** Begin Information supplied **

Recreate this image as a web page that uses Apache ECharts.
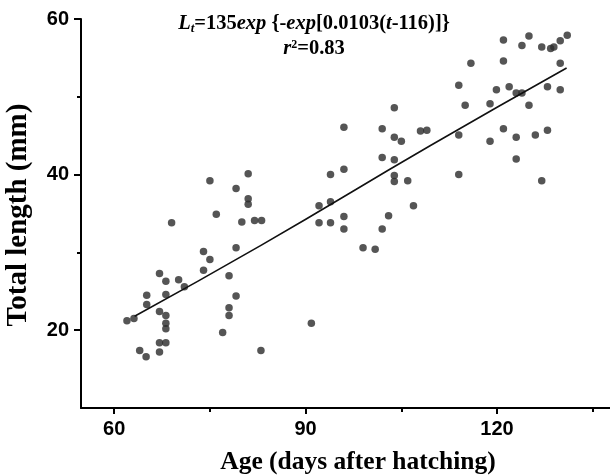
<!DOCTYPE html>
<html><head><meta charset="utf-8">
<script src="https://cdn.jsdelivr.net/npm/echarts@6/dist/echarts.min.js"></script>
<style>html,body{margin:0;padding:0;background:#fff}#c{width:610px;height:475px}</style>
</head><body><div id="c"></div>
<script>
// Age (days after hatching) of each fish
const ages = [121.0,125.0,123.9,127.0,128.9,128.4,129.9,131.0,129.9,115.9,121.0,114.0,119.9,121.9,123.0,123.9,127.9,129.9,115.0,118.9,125.0,114.0,121.0,118.9,123.0,126.0,127.9,123.0,114.0,127.0,
  103.9,96.0,102.0,103.9,105.0,108.0,109.0,102.0,103.9,103.9,103.9,106.0,106.9,93.9,96.0,92.1,93.9,92.1,93.9,96.0,96.0,103.0,102.0,99.0,100.9,90.9,
  81.0,75.0,79.1,81.0,81.0,76.0,69.0,80.0,82.0,83.1,74.0,75.0,79.1,74.0,78.0,67.1,68.1,70.1,71.0,65.1,68.1,79.1,65.1,78.0,78.0,67.1,68.1,68.1,68.1,62.0,63.1,67.1,68.1,77.0,64.0,65.0,67.1,83.0];
// Total length (mm) of each fish
const lengths = [57.3,57.8,56.6,56.4,56.4,56.2,57.2,57.9,54.3,54.3,54.6,51.5,50.9,51.3,50.5,50.5,51.3,50.9,48.9,49.1,48.9,45.1,45.9,44.3,44.8,45.1,45.7,42.0,40.0,39.2,
  48.6,46.1,45.9,44.8,44.3,45.6,45.7,42.2,41.9,39.9,39.1,39.2,36.0,40.0,40.7,36.0,36.5,33.8,33.8,34.6,33.0,34.7,33.0,30.6,30.4,20.9,
  40.1,39.2,38.2,36.9,36.2,34.9,33.8,33.9,34.1,34.1,30.1,29.1,30.6,27.7,27.0,27.3,26.3,26.5,25.6,24.5,24.6,24.4,23.3,22.9,21.9,22.4,21.9,20.9,20.2,21.2,21.5,18.4,18.4,19.7,17.4,16.6,17.2,17.4];
// Fitted growth curve
const fitAges = [63.2, 83.0, 109.5, 130.9];
const fitLengths = [21.8, 30.9, 43.7, 53.7];
// Tick values
const xMajorTicks = [60, 90, 120];
const xMinorTicks = [75, 105, 135];
const yMajorTicks = [20, 40, 60];
const yMinorTicks = [30, 50];

const chart = echarts.init(document.getElementById('c'), null, {renderer: 'canvas'});
const axisLineStyle = {color: '#000', width: 2};
const labelStyle = {color: '#000', fontFamily: 'Liberation Sans', fontWeight: 'bold', fontSize: 20};
const serif = 'Liberation Serif';

chart.setOption({
  animation: false,
  backgroundColor: '#fff',
  grid: {left: 81, right: 0, top: 19, bottom: 67, containLabel: false},
  xAxis: [{
    type: 'value', min: 54.8, max: 137.7, position: 'bottom',
    axisLine: {show: true, onZero: false, lineStyle: axisLineStyle},
    axisTick: {show: true, customValues: xMajorTicks, length: 6, lineStyle: {color: '#000', width: 2}},
    axisLabel: {show: true, customValues: xMajorTicks, margin: 11, ...labelStyle},
    splitLine: {show: false}
  }, {
    type: 'value', min: 54.8, max: 137.7, position: 'bottom', offset: 0,
    axisLine: {show: false, onZero: false},
    axisTick: {show: true, customValues: xMinorTicks, length: 4, lineStyle: {color: '#000', width: 2}},
    axisLabel: {show: false},
    splitLine: {show: false}
  }],
  yAxis: [{
    type: 'value', min: 10, max: 60, position: 'left',
    axisLine: {show: true, onZero: false, lineStyle: axisLineStyle},
    axisTick: {show: true, customValues: yMajorTicks, length: 7, lineStyle: {color: '#000', width: 2}},
    axisLabel: {show: true, customValues: yMajorTicks, margin: 12, ...labelStyle},
    splitLine: {show: false}
  }, {
    type: 'value', min: 10, max: 60, position: 'left', offset: 0,
    axisLine: {show: false, onZero: false},
    axisTick: {show: true, customValues: yMinorTicks, length: 4, lineStyle: {color: '#000', width: 2}},
    axisLabel: {show: false},
    splitLine: {show: false}
  }],
  series: [{
    type: 'scatter', xAxisIndex: 0, yAxisIndex: 0,
    data: ages.map((a, i) => [a, lengths[i]]),
    symbol: 'circle', symbolSize: 7.5,
    itemStyle: {color: '#2b2b2b'}
  }, {
    type: 'line', xAxisIndex: 0, yAxisIndex: 0,
    data: fitAges.map((a, i) => [a, fitLengths[i]]),
    showSymbol: false, smooth: true,
    lineStyle: {color: '#111', width: 1.6}
  }],
  graphic: [{
    type: 'text', x: 314, y: 24,
    style: {
      text: '{i|L}{sub|t}=135{i|exp} {-{i|exp}[0.0103({i|t}-116)]}',
      font: 'bold 20.5px "Liberation Serif"', fill: '#000',
      textAlign: 'center', textVerticalAlign: 'middle',
      rich: {
        i: {fontFamily: serif, fontWeight: 'bold', fontStyle: 'italic', fontSize: 20.5},
        sub: {fontFamily: serif, fontWeight: 'bold', fontStyle: 'italic', fontSize: 13, padding: [10, 0, 0, 0]}
      }
    }
  }, {
    type: 'text', x: 314, y: 49,
    style: {
      text: '{i|r}{sup|2}=0.83',
      font: 'bold 20.5px "Liberation Serif"', fill: '#000',
      textAlign: 'center', textVerticalAlign: 'middle',
      rich: {
        i: {fontFamily: serif, fontWeight: 'bold', fontStyle: 'italic', fontSize: 20.5},
        sup: {fontFamily: serif, fontWeight: 'bold', fontSize: 12, padding: [0, 0, 8, 0]}
      }
    }
  }, {
    type: 'text', x: 358, y: 462,
    style: {text: 'Age (days after hatching)', font: 'bold 25.5px "Liberation Serif"', fill: '#000', textAlign: 'center', textVerticalAlign: 'middle'}
  }, {
    type: 'text', x: 19, y: 215, rotation: Math.PI / 2,
    style: {text: 'Total length (mm)', font: 'bold 29px "Liberation Serif"', fill: '#000', textAlign: 'center', textVerticalAlign: 'middle'}
  }]
});
</script></body></html>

** End Information supplied **

_Exercise_
Write out the material above again, word for word, minus its pictures.

_Correct result_
Recreate this image as a web page that uses Apache ECharts.
<!DOCTYPE html>
<html><head><meta charset="utf-8">
<script src="https://cdn.jsdelivr.net/npm/echarts@6/dist/echarts.min.js"></script>
<style>html,body{margin:0;padding:0;background:#fff}#c{width:610px;height:475px}</style>
</head><body><div id="c"></div>
<script>
// Age (days after hatching) of each fish
const ages = [121.0,125.0,123.9,127.0,128.9,128.4,129.9,131.0,129.9,115.9,121.0,114.0,119.9,121.9,123.0,123.9,127.9,129.9,115.0,118.9,125.0,114.0,121.0,118.9,123.0,126.0,127.9,123.0,114.0,127.0,
  103.9,96.0,102.0,103.9,105.0,108.0,109.0,102.0,103.9,103.9,103.9,106.0,106.9,93.9,96.0,92.1,93.9,92.1,93.9,96.0,96.0,103.0,102.0,99.0,100.9,90.9,
  81.0,75.0,79.1,81.0,81.0,76.0,69.0,80.0,82.0,83.1,74.0,75.0,79.1,74.0,78.0,67.1,68.1,70.1,71.0,65.1,68.1,79.1,65.1,78.0,78.0,67.1,68.1,68.1,68.1,62.0,63.1,67.1,68.1,77.0,64.0,65.0,67.1,83.0];
// Total length (mm) of each fish
const lengths = [57.3,57.8,56.6,56.4,56.4,56.2,57.2,57.9,54.3,54.3,54.6,51.5,50.9,51.3,50.5,50.5,51.3,50.9,48.9,49.1,48.9,45.1,45.9,44.3,44.8,45.1,45.7,42.0,40.0,39.2,
  48.6,46.1,45.9,44.8,44.3,45.6,45.7,42.2,41.9,39.9,39.1,39.2,36.0,40.0,40.7,36.0,36.5,33.8,33.8,34.6,33.0,34.7,33.0,30.6,30.4,20.9,
  40.1,39.2,38.2,36.9,36.2,34.9,33.8,33.9,34.1,34.1,30.1,29.1,30.6,27.7,27.0,27.3,26.3,26.5,25.6,24.5,24.6,24.4,23.3,22.9,21.9,22.4,21.9,20.9,20.2,21.2,21.5,18.4,18.4,19.7,17.4,16.6,17.2,17.4];
// Fitted growth curve
const fitAges = [63.2, 83.0, 109.5, 130.9];
const fitLengths = [21.8, 30.9, 43.7, 53.7];
// Tick values
const xMajorTicks = [60, 90, 120];
const xMinorTicks = [75, 105, 135];
const yMajorTicks = [20, 40, 60];
const yMinorTicks = [30, 50];

const chart = echarts.init(document.getElementById('c'), null, {renderer: 'canvas'});
const axisLineStyle = {color: '#000', width: 2};
const labelStyle = {color: '#000', fontFamily: 'Liberation Sans', fontWeight: 'bold', fontSize: 20};
const serif = 'Liberation Serif';

chart.setOption({
  animation: false,
  backgroundColor: '#fff',
  grid: {left: 81, right: 0, top: 19, bottom: 67, containLabel: false},
  xAxis: [{
    type: 'value', min: 54.8, max: 137.7, position: 'bottom',
    axisLine: {show: true, onZero: false, lineStyle: axisLineStyle},
    axisTick: {show: true, customValues: xMajorTicks, length: 6, lineStyle: {color: '#000', width: 2}},
    axisLabel: {show: true, customValues: xMajorTicks, margin: 11, ...labelStyle},
    splitLine: {show: false}
  }, {
    type: 'value', min: 54.8, max: 137.7, position: 'bottom', offset: 0,
    axisLine: {show: false, onZero: false},
    axisTick: {show: true, customValues: xMinorTicks, length: 4, lineStyle: {color: '#000', width: 2}},
    axisLabel: {show: false},
    splitLine: {show: false}
  }],
  yAxis: [{
    type: 'value', min: 10, max: 60, position: 'left',
    axisLine: {show: true, onZero: false, lineStyle: axisLineStyle},
    axisTick: {show: true, customValues: yMajorTicks, length: 7, lineStyle: {color: '#000', width: 2}},
    axisLabel: {show: true, customValues: yMajorTicks, margin: 12, ...labelStyle},
    splitLine: {show: false}
  }, {
    type: 'value', min: 10, max: 60, position: 'left', offset: 0,
    axisLine: {show: false, onZero: false},
    axisTick: {show: true, customValues: yMinorTicks, length: 4, lineStyle: {color: '#000', width: 2}},
    axisLabel: {show: false},
    splitLine: {show: false}
  }],
  series: [{
    type: 'scatter', xAxisIndex: 0, yAxisIndex: 0,
    data: ages.map((a, i) => [a, lengths[i]]),
    symbol: 'circle', symbolSize: 7.5,
    itemStyle: {color: '#2b2b2b'}
  }, {
    type: 'line', xAxisIndex: 0, yAxisIndex: 0,
    data: fitAges.map((a, i) => [a, fitLengths[i]]),
    showSymbol: false, smooth: true,
    lineStyle: {color: '#111', width: 1.6}
  }],
  graphic: [{
    type: 'text', x: 314, y: 24,
    style: {
      text: '{i|L}{sub|t}=135{i|exp} {-{i|exp}[0.0103({i|t}-116)]}',
      font: 'bold 20.5px "Liberation Serif"', fill: '#000',
      textAlign: 'center', textVerticalAlign: 'middle',
      rich: {
        i: {fontFamily: serif, fontWeight: 'bold', fontStyle: 'italic', fontSize: 20.5},
        sub: {fontFamily: serif, fontWeight: 'bold', fontStyle: 'italic', fontSize: 13, padding: [10, 0, 0, 0]}
      }
    }
  }, {
    type: 'text', x: 314, y: 49,
    style: {
      text: '{i|r}{sup|2}=0.83',
      font: 'bold 20.5px "Liberation Serif"', fill: '#000',
      textAlign: 'center', textVerticalAlign: 'middle',
      rich: {
        i: {fontFamily: serif, fontWeight: 'bold', fontStyle: 'italic', fontSize: 20.5},
        sup: {fontFamily: serif, fontWeight: 'bold', fontSize: 12, padding: [0, 0, 8, 0]}
      }
    }
  }, {
    type: 'text', x: 358, y: 462,
    style: {text: 'Age (days after hatching)', font: 'bold 25.5px "Liberation Serif"', fill: '#000', textAlign: 'center', textVerticalAlign: 'middle'}
  }, {
    type: 'text', x: 19, y: 215, rotation: Math.PI / 2,
    style: {text: 'Total length (mm)', font: 'bold 29px "Liberation Serif"', fill: '#000', textAlign: 'center', textVerticalAlign: 'middle'}
  }]
});
</script></body></html>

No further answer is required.